● **Aim of the task**
In the entries below, print exactly the lines from the first through the one with "(0,0) rectangle (566,924);", both included, and none of the pictures.

● **Data for this exercise**

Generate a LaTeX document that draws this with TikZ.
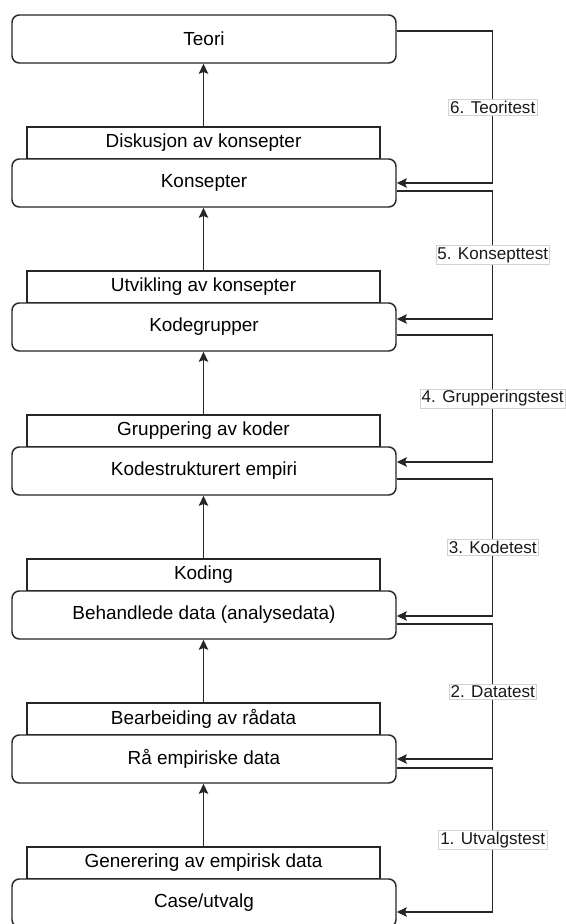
\documentclass[tikz,border=0pt]{standalone}
\usepackage{fontspec}
\setmainfont{Liberation Sans}
\usetikzlibrary{arrows.meta}
\definecolor{ink}{HTML}{262626}
\begin{document}
\begin{tikzpicture}[x=0.75pt,y=-0.75pt,
  stage/.style={draw=ink, line width=1.1pt, rounded corners=5.5pt, fill=white,
    minimum width=288pt, minimum height=36pt, inner sep=0pt,
    font=\fontsize{14.2}{17}\selectfont},
  work/.style={draw=ink, line width=1.1pt, fill=white,
    minimum width=264.75pt, minimum height=24pt, inner sep=0pt,
    font=\fontsize{14.2}{17}\selectfont},
  flow/.style={draw=ink, line width=1.1pt,
    -{Stealth[length=7.5pt,width=7pt,inset=1.3pt]}},
  testlabel/.style={fill=white, draw=gray!35, line width=0.4pt, inner sep=1.2pt,
    font=\fontsize{12.8}{15}\selectfont, text=black!90}
]
\useasboundingbox[fill=white] (0,0) rectangle (566,924);

% activities sitting on top of each stage
\node[work] (w1) at (203.5,143) {Diskusjon av konsepter};
\node[work] (w2) at (203.5,287) {Utvikling av konsepter};
\node[work] (w3) at (203.5,431) {Gruppering av koder};
\node[work] (w4) at (203.5,575) {Koding};
\node[work] (w5) at (203.5,719) {Bearbeiding av rådata};
\node[work] (w6) at (203.5,863) {Generering av empirisk data};

% stages
\node[stage] (s0) at (204,39)  {Teori};
\node[stage] (s1) at (204,183) {Konsepter};
\node[stage] (s2) at (204,327) {Kodegrupper};
\node[stage] (s3) at (204,471) {Kodestrukturert empiri};
\node[stage] (s4) at (204,615) {Behandlede data (analysedata)};
\node[stage] (s5) at (204,759) {Rå empiriske data};
\node[stage] (s6) at (204,903) {Case/utvalg};

% upward flow
\foreach \w/\s in {w1/s0,w2/s1,w3/s2,w4/s3,w5/s4,w6/s5}
  \draw[flow] (\w.north) -- (\w.north |- \s.south);

% feedback tests: leave a stage on the right, enter the one below
\coordinate (o0) at ([yshift=6pt]s0.east);
\coordinate (i1) at (s1.east);
\coordinate (o1) at ([yshift=-6pt]s1.east);
\coordinate (i2) at ([yshift=6pt]s2.east);
\coordinate (o2) at ([yshift=-6pt]s2.east);
\coordinate (i3) at ([yshift=6.75pt]s3.east);
\coordinate (o3) at ([yshift=-6pt]s3.east);
\coordinate (i4) at ([yshift=-0.75pt]s4.east);
\coordinate (o4) at ([yshift=-6.75pt]s4.east);
\coordinate (i5) at (s5.east);
\coordinate (o5) at ([yshift=-6.75pt]s5.east);
\coordinate (i6) at ([yshift=-6.75pt]s6.east);

\draw[flow] (o0) -- ++(96,0) |- (i1) node[testlabel, pos=0.25] {6. Teoritest};
\draw[flow] (o1) -- ++(96,0) |- (i2) node[testlabel, pos=0.25] {5. Konsepttest};
\draw[flow] (o2) -- ++(96,0) |- (i3) node[testlabel, pos=0.25] {4. Grupperingstest};
\draw[flow] (o3) -- ++(96,0) |- (i4) node[testlabel, pos=0.25] {3. Kodetest};
\draw[flow] (o4) -- ++(96,0) |- (i5) node[testlabel, pos=0.25] {2. Datatest};
\draw[flow] (o5) -- ++(96,0) |- (i6) node[testlabel, pos=0.25] {1. Utvalgstest};
\end{tikzpicture}
\end{document}
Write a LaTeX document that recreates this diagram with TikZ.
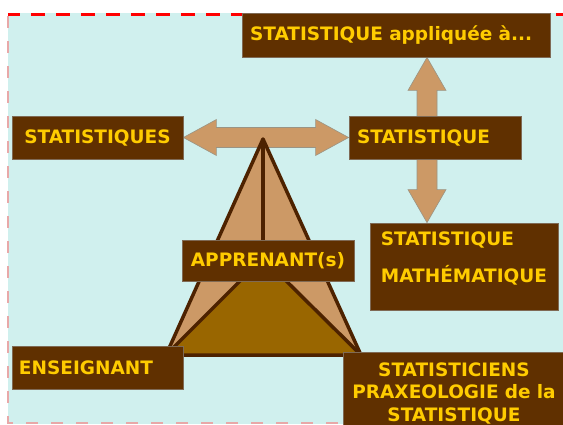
\documentclass[tikz,border=0pt]{standalone}
\usepackage{fontspec}
\setmainfont{DejaVu Sans}
\usetikzlibrary{calc}

\definecolor{sky}{HTML}{D0F0EE}
\definecolor{boxfill}{HTML}{603000}
\definecolor{boxline}{HTML}{7F6A55}
\definecolor{boxtext}{HTML}{FFCC00}
\definecolor{tan}{HTML}{CC9966}
\definecolor{arrowline}{HTML}{9A9484}
\definecolor{ochre}{HTML}{996600}
\definecolor{edge}{HTML}{4D2200}
\definecolor{faintred}{HTML}{E8A8A8}

\pgfdeclarelayer{back}
\pgfdeclarelayer{mid}
\pgfsetlayers{back,mid,main}

\newcommand{\boxfont}{\fontsize{18.5}{22.5}\selectfont\bfseries}

\tikzset{
  box/.style={draw=boxline, line width=.8pt, fill=boxfill, text=boxtext, font=\boxfont, inner xsep=8pt, inner ysep=0pt},
  boxtxt/.style={text=boxtext, font=\boxfont, align=left, inner sep=0pt},
  blockarrow/.style={draw=arrowline, line width=.6pt, fill=tan},
  tri/.style={draw=edge, line width=3.5pt, line join=round}
}

\begin{document}
\begin{tikzpicture}[x=1pt,y=-1pt]
\useasboundingbox (0,0) rectangle (563,424);

% boxes
\node[box, text width=292pt, align=left, minimum height=44pt] (apl) at (396,35) {STATISTIQUE appliquée à...};
\node[box, text width=155pt, align=center, minimum height=43pt] (stqs) at (97.5,137.5) {STATISTIQUES};
\node[box, text width=156pt, align=left, minimum height=43pt] (stq) at (435,137.5) {STATISTIQUE};
\node[box, text width=156pt, align=center, minimum height=41pt] (appr) at (268,260.5) {APPRENANT(s)};
\node[box, text width=157pt, align=left, inner xsep=7pt, minimum height=43pt] (ens) at (97.5,367.5) {ENSEIGNANT};
\node[box, minimum width=188pt, minimum height=87pt,
      label={[boxtxt, yshift=8pt]center:{STATISTIQUE\\[14.5pt]MATHÉMATIQUE}}] (math) at (464,266.5) {};
\node[box, text width=206pt, align=center, minimum height=82pt] (stcn) at (454,393) {STATISTICIENS\\PRAXEOLOGIE de la\\STATISTIQUE};

\coordinate (vax) at (427,0);

\begin{pgfonlayer}{back}
  \fill[sky] (8,13) rectangle (563,424);
  \draw[red, line width=3.5pt, dash pattern=on 14pt off 11pt, dash phase=2pt] (8,14.5) -- (563,14.5);
  \draw[faintred, line width=2pt, dash pattern=on 12pt off 13pt] (8,16) -- (8,423) -- (563,423);

  % arrows
  \draw[blockarrow] (stqs.east) -- ++(33,-18) -- ++(0,8) -- ($(stq.west)+(-33,-10)$) -- ++(0,-8)
     -- (stq.west) -- ++(-33,18) -- ++(0,-8) -- ($(stqs.east)+(33,10)$) -- ++(0,8) -- cycle;
  \draw[blockarrow] (apl.south -| vax) -- ++(19,33) -- ++(-9,0) -- ($(math.north -| vax)+(10,-33)$) -- ++(9,0)
     -- (math.north -| vax) -- ++(-19,-33) -- ++(9,0) -- ($(apl.south -| vax)+(-10,33)$) -- ++(-9,0) -- cycle;
\end{pgfonlayer}

\begin{pgfonlayer}{mid}
  \coordinate (apex) at (263,139);
  \coordinate (inner) at (263,258);
  \coordinate (left) at (166,355);
  \coordinate (right) at (361,355);
  \draw[tri, fill=tan] (apex) -- (left) -- (right) -- cycle;
  \draw[tri, fill=ochre] (inner) -- (left) -- (right) -- cycle;
  \draw[tri] (apex) -- (inner);
\end{pgfonlayer}
\end{tikzpicture}
\end{document}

● **Right answer**
Generate a LaTeX document that draws this with TikZ.
\documentclass[tikz,border=0pt]{standalone}
\usepackage{fontspec}
\setmainfont{Liberation Sans}
\usetikzlibrary{arrows.meta}
\definecolor{ink}{HTML}{262626}
\begin{document}
\begin{tikzpicture}[x=0.75pt,y=-0.75pt,
  stage/.style={draw=ink, line width=1.1pt, rounded corners=5.5pt, fill=white,
    minimum width=288pt, minimum height=36pt, inner sep=0pt,
    font=\fontsize{14.2}{17}\selectfont},
  work/.style={draw=ink, line width=1.1pt, fill=white,
    minimum width=264.75pt, minimum height=24pt, inner sep=0pt,
    font=\fontsize{14.2}{17}\selectfont},
  flow/.style={draw=ink, line width=1.1pt,
    -{Stealth[length=7.5pt,width=7pt,inset=1.3pt]}},
  testlabel/.style={fill=white, draw=gray!35, line width=0.4pt, inner sep=1.2pt,
    font=\fontsize{12.8}{15}\selectfont, text=black!90}
]
\useasboundingbox[fill=white] (0,0) rectangle (566,924);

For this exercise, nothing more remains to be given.